Third Party Manufacturers / Re: Fuji Full Frame X-PRO2 coming 2015
« on: April 09, 2014, 02:14:48 PM »
Wont happen. Fuji barely built up its X lens lineup, so they wont start a new one that soon. I was told by a Fuji rep. that they barely break even with the Xpro line right now, and that FF Xtrans sensors cost nearly the same as the whole rest of the camera. An X200 with larger sensor is much more possible.

That why I sold my x100s and went with A7r, FF sensor. Fuji came out great crop body size, about same size as 4/3 sensor . And now, Sony came out A7 series.

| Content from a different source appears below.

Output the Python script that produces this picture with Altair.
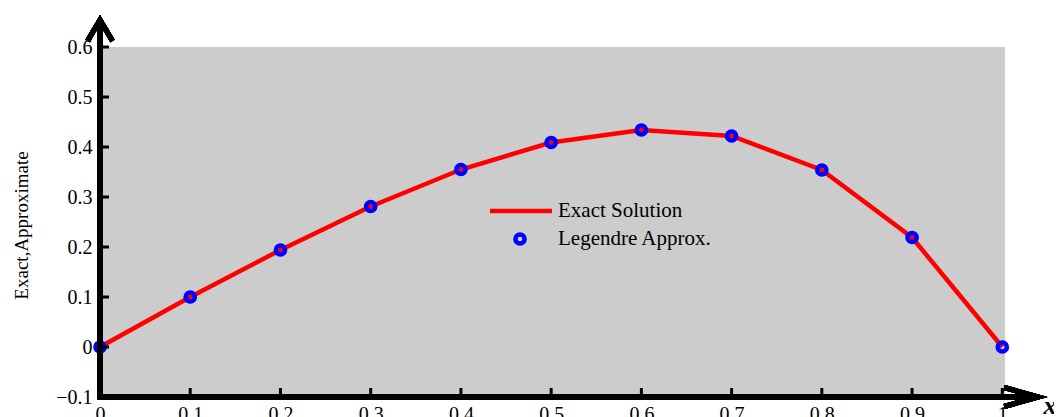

The camera body size is about same as Fuji x1.6 crop & OM-D E-M5 4/3. To survice, Fuji needs to respond ASAP. Mirrorless market is not that big - at least not yet.   

To me, the #1 reason people going for mirrorless is size and weight. Mirrorless system doesn't need a complete lens system as DSLR - UWA, 35 to 85mm and macro - done. No need 24-70 f2.8, 70-200 f2.8, 300mm, 400mm etc...

That becomes a question of how large a market there actually is for such a system I'd say, FF is already a minority market but I think high performance zooms make up much more of that market than on ASPC, plus of course even primes can get pretty large.

The potential weakness I see with the Sony FE system is that  there looking to create the kind of system that likely needs DSLR like sales to turn a profit yet performance wise in many respects its clearly behind FF. The FF market generally is much less forgiving of weaknesses IMHO, generally people need a reason to move beyond ASPC and to get them to do so you need to exploit the advantages of the larger format well.

If Fuji do release a FF sensor camera I do think it would make sense to target it even more tightly than the ASPC X-series. A FF X200 still seems the most likely to be as that would cost a good deal less than a whole system, plus having a fixed lens on FF seems to help with size saving a lot(just look at the RX1 lens size/performace vs the 35mm 2.8 FE lens). Other than that I do think a handful of high quality primes would be the way to go, something like a 50mm f/1.4, 35mm f/2, 24mm f/2, 85mm f/1.8

Third Party Manufacturers / Re: Sigma 50mm f/1.4 Art Gets Reviewed
« on: April 07, 2014, 01:00:58 PM »
The problem with a long Samyang macro would I'd say be that your getting into inspect shooting range there where many people use AF for rapid respose rather than MF for your standard flow/fungi macro.

Third Party Manufacturers / Re: Sigma 50mm f/1.4 Art Gets Reviewed
« on: April 07, 2014, 12:47:57 PM »
Love how Sigma is pushing it. Next up must be a 85mm and then maybe a 24-70 2.8?

Rumor has it that it is a  24-70 f2 in the pipeline.

That would be a rather different market to the art line up so far I'd say, they might not be small but they are small/cheap enough for the average user where as a 24-70mm f/2 would be a beast of a lens. If they do release an F/2 zoom maybe it'll follow the 18-35mm F/1.8 and have a more limited range, something like 35-70mm or 28-55mm f/2.

I don't see as much need for an 85mm Art in the short term personally as not only is Sigma's existing 85mm 1.4 an excellent lens but so are Canon and Nijkon's various 85mm's, especially the Nikon 85mm 1.8 G for the price.

My guess would be a 24mm 1.4 maybe next for Sigma, again theres a lot of room there to undercut Canon and Nikon significantly plus there own 24mm 1.8 isn't a great performer besides its closeup ability.

Third Party Manufacturers / Re: New Curved Sensor Tech by Sony
« on: April 04, 2014, 11:51:38 AM »
Time for a digital widelux? ;)

EOS Bodies / Re: New Full Frame Camera in 2014? [CR1]
« on: March 26, 2014, 09:13:21 PM »
I think the A7r really shows again that resolution sells best when its relatively cheap, the same with the D800 and the 5D2 before it. The biggest part of the market here is I'd say amateur landscape shooters but even pro's potentially moving from MF are often doing so due to price.

In Sony's case I think you can argue that the price for the whole system isn't actually that low given that the lenses seem rather overpriced(especially the 35mm F/2.8 which seems like it should be a £200 lens not a £750 one) but if your adapting Canon that's obviously not an issue.